As main results, we conclude that classifiers induced from non-motor based features are able to discriminate between PD patients and control. We observed that Support Vector Machine (SVM) and Multi-Layer Perceptron (MLP) were the two machine learning algorithms that had the best performance to differentiate PD from controls, with a best accuracy of 87.5% and 86.9%, respectively. Likewise, we observed that the use of correlation feature selection improved the discriminating capacity of the machine learning algorithms.

In order to favor the interpretability and applicability of our tested classification models in the clinical practice, Repeated Incremental Pruning to Produce Error Reduction (RIPPER) machine learning algorithm provided a simple rule based on two non-motor symptoms – SCAU_total (total autonomic manifestations) and BSIT_total (total olfactory dysfunction)–with good accuracy (84.4%), precision (78.1%) and recall (80.8%).

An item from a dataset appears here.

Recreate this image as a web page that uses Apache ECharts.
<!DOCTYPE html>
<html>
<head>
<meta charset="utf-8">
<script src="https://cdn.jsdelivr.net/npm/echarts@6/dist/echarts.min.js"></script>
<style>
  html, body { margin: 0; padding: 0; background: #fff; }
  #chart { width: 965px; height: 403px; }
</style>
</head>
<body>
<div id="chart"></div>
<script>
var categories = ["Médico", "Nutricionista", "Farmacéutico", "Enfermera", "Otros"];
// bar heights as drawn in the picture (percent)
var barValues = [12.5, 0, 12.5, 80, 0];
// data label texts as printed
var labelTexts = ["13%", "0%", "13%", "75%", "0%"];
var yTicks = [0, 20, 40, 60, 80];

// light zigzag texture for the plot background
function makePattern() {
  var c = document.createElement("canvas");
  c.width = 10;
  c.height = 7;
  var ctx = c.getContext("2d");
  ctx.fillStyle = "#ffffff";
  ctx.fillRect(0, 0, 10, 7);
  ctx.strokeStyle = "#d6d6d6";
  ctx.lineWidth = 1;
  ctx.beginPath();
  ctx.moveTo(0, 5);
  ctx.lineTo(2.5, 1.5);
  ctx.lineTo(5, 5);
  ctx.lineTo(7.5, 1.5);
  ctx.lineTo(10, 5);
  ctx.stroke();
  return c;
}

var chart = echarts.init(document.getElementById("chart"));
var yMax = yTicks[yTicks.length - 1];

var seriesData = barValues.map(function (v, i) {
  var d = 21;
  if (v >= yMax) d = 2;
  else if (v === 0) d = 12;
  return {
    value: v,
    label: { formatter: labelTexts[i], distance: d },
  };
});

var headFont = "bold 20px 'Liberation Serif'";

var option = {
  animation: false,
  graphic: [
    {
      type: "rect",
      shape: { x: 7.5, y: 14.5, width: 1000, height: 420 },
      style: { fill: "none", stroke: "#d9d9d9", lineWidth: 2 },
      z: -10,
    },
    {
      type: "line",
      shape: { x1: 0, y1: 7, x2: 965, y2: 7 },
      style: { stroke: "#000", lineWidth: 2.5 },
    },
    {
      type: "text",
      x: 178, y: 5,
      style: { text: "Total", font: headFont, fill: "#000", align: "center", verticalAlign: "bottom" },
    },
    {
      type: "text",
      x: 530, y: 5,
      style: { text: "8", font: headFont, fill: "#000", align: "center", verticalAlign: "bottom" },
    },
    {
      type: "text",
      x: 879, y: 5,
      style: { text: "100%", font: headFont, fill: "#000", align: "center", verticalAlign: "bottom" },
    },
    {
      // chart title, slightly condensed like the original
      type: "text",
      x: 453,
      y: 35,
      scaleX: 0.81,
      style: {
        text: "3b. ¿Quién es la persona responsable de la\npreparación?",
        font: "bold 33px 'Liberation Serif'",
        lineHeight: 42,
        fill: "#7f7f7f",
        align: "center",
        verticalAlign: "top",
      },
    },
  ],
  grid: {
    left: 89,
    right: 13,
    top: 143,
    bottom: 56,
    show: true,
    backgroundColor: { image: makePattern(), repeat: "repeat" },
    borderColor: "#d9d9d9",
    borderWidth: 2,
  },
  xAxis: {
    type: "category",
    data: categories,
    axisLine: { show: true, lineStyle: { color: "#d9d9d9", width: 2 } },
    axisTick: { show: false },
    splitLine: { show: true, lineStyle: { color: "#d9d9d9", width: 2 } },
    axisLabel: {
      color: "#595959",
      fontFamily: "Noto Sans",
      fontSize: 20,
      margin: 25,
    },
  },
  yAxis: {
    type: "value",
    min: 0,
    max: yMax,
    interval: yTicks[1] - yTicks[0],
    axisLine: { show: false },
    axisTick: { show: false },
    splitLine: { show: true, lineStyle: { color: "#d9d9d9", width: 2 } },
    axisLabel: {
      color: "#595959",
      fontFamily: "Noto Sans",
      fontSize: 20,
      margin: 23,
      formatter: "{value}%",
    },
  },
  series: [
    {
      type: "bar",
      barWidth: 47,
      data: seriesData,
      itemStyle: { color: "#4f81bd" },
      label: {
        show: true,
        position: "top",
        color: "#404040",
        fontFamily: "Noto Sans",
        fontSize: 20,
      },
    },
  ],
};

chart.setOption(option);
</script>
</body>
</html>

It is important to note that in this kind of studies the PD patients are overrepresented and, hence, the distribution of the training data doesn’t match the test data distribution if applied to a wide segment of the population. As a consequence, specific adaptations will probably be needed in order to properly estimate the model’s performance when applied in such contexts. Moreover, it is important to notice that gender differences exist in non-motor symptoms. Therefore, any clinical implementation effort of classification algorithms for differentiating PD patients from controls, should be predated by gender-specific generation of simple rules.

As a positive final remark, we would like to highlight that the parameters of the learning algorithms weren’t tuned to get the best possible results with our data. This means that there is still room for improvement and that automatic parameter optimization systems could be used to improve the results presented in this article.